In the years since its first publication in 1983, Waterland has established itself as a much-loved classic of twentieth-century British literature. It was shortlisted for the Booker Prize, won the Guardian Fiction Prize and has been adapted into a film starring Jeremy Irons and Ethan Hawke.
About the Author
Graham Colin Swift FRSL was born on May 4, 1949, in London, England. Swift grew up in South London and received his education from Dulwich College, London, Queens’ College, Cambridge, and later the University of York. He completed his Bachelor of Arts degree in 1970 and his Masters of Arts degree in 1975.
Swift’s literary career began in 1980, with the publication of his first novel, The Sweet-Shop Owner. His second novel, Shuttlecock (1981), won the 1983 Geoffrey Faber Memorial Prize. He made more breakthroughs with his third novel, Waterland (1983).

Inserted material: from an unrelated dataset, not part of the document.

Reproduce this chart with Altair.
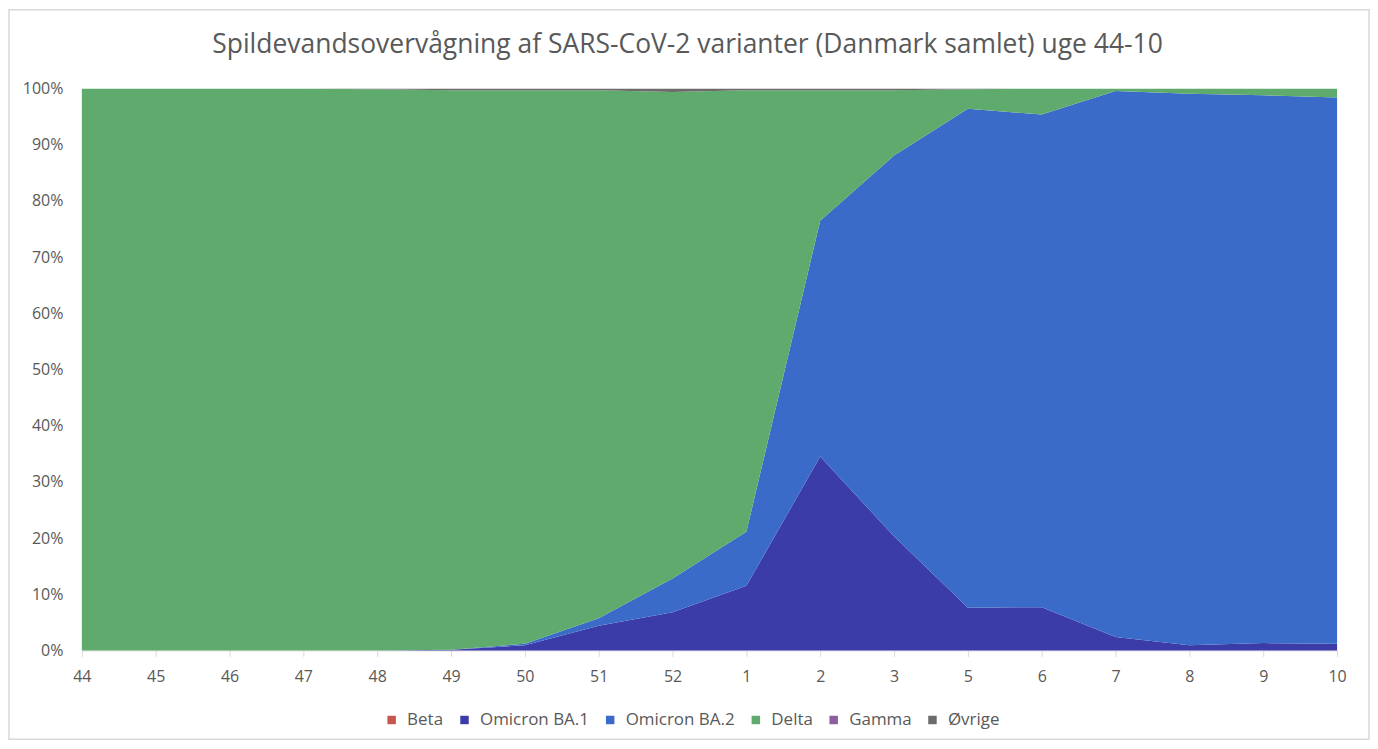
import altair as alt
import pandas as pd

weeks = ["44", "45", "46", "47", "48", "49", "50", "51", "52", "1", "2", "3", "5", "6", "7", "8", "9", "10"]
series = ["Beta", "Omicron BA.1", "Omicron BA.2", "Delta", "Gamma", "Øvrige"]
colors = ["#C5574E", "#3C3CA8", "#3A6BC8", "#5FAB6E", "#8C5DA0", "#6E6A6A"]

beta = [0, 0, 0, 0, 0, 0, 0, 0, 0, 0, 0, 0, 0, 0, 0, 0, 0, 0]
ba1 = [0, 0, 0, 0, 0, 0.1, 0.9, 4.4, 6.8, 11.5, 34.5, 20.3, 7.6, 7.7, 2.4, 0.9, 1.3, 1.2]
ba2 = [0, 0, 0, 0, 0, 0, 0.3, 1.3, 6.0, 9.6, 42.0, 67.8, 88.8, 87.7, 97.2, 98.2, 97.5, 97.2]
delta = [100, 100, 100, 100, 99.9, 99.6, 98.5, 94.0, 86.6, 78.6, 23.2, 11.6, 3.5, 4.6, 0.4, 0.9, 1.2, 1.6]
gamma = [0, 0, 0, 0, 0, 0, 0, 0, 0, 0, 0, 0, 0, 0, 0, 0, 0, 0]
ovrige = [0, 0, 0, 0, 0.1, 0.3, 0.3, 0.3, 0.6, 0.3, 0.3, 0.3, 0.1, 0, 0, 0, 0, 0]

values = [beta, ba1, ba2, delta, gamma, ovrige]
rows = []
for si, (name, vals) in enumerate(zip(series, values)):
    for w, v in zip(weeks, vals):
        rows.append({"uge": w, "variant": name, "andel": v, "idx": si})
df = pd.DataFrame(rows)

TXT = "#595959"
FONT = "Open Sans"

area = alt.Chart(df).mark_area(interpolate="linear").encode(
    x=alt.X("uge:O", sort=weeks, title=None,
            scale=alt.Scale(type="point", padding=0),
            axis=alt.Axis(labelAngle=0, labelFontSize=16, labelColor=TXT, labelFont=FONT,
                          domainColor="#D9D9D9", tickColor="#D9D9D9", tickSize=6,
                          labelPadding=12, grid=False)),
    y=alt.Y("andel:Q", stack="zero", title=None,
            scale=alt.Scale(domain=[0, 100], nice=False),
            axis=alt.Axis(values=[0, 10, 20, 30, 40, 50, 60, 70, 80, 90, 100],
                          labelExpr="datum.value + '%'", labelFontSize=16, labelColor=TXT,
                          labelFont=FONT, domain=False, ticks=False, grid=False, labelPadding=19)),
    color=alt.Color("variant:N", sort=series,
                    scale=alt.Scale(domain=series, range=colors),
                    legend=alt.Legend(orient="none", legendX=302, legendY=624,
                                      direction="horizontal", title=None,
                                      symbolType="square", symbolSize=72, labelFontSize=17,
                                      labelColor=TXT, labelFont=FONT, columnPadding=12,
                                      labelOffset=7, symbolStrokeWidth=0)),
    order=alt.Order("idx:Q", sort="ascending"),
)

border = alt.Chart(pd.DataFrame({"a": [0]})).mark_rect(
    fill=None, stroke="#D9D9D9", strokeWidth=1.5
).encode(
    x=alt.value(-73), x2=alt.value(1290), y=alt.value(-79), y2=alt.value(652)
)

chart = alt.layer(area, border).properties(
    width=1258, height=563,
    title=alt.TitleParams("Spildevandsovervågning af SARS-CoV-2 varianter (Danmark samlet) uge 44-10",
                          fontSize=26.5, font=FONT, fontWeight="normal", color=TXT,
                          anchor="middle", frame="group", offset=26, dy=76, dx=-22),
    autosize=alt.AutoSizeParams(type="none"),
    padding={"left": 74, "top": 80, "right": 33, "bottom": 90},
).configure_view(stroke=None)

chart.save("out.html", embed_options={"renderer": "svg", "actions": False})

It won the Guardian Fiction Prize and was shortlisted for the Booker Prize. Often cited as one of the best post-war British novels, Waterland has been set on the English Literature syllabus in British schools. Swift would eventually win the Booker Prize in 1996, with his sixth novel, Last Orders (1996), although it was hounded by controversy. Last Orders was also a joint winner of the 1996 James Tait Black Memorial Prize for Fiction. His seventh novel, The Light Day (2003), was also shortlisted for the Booker Prize. Swift’s most recent novel was Here We Are (2020). He also published two short story collections, Learning to Swim (1982) and England and Other Stories (2014); and a nonfiction book, Making an Elephant: Writing from Within (2009). Waterland, Shuttlecock, and Last Orders were also adapted into films.
Graham Swift is a Fellow of the Royal Society of Literature and is currently residing in London.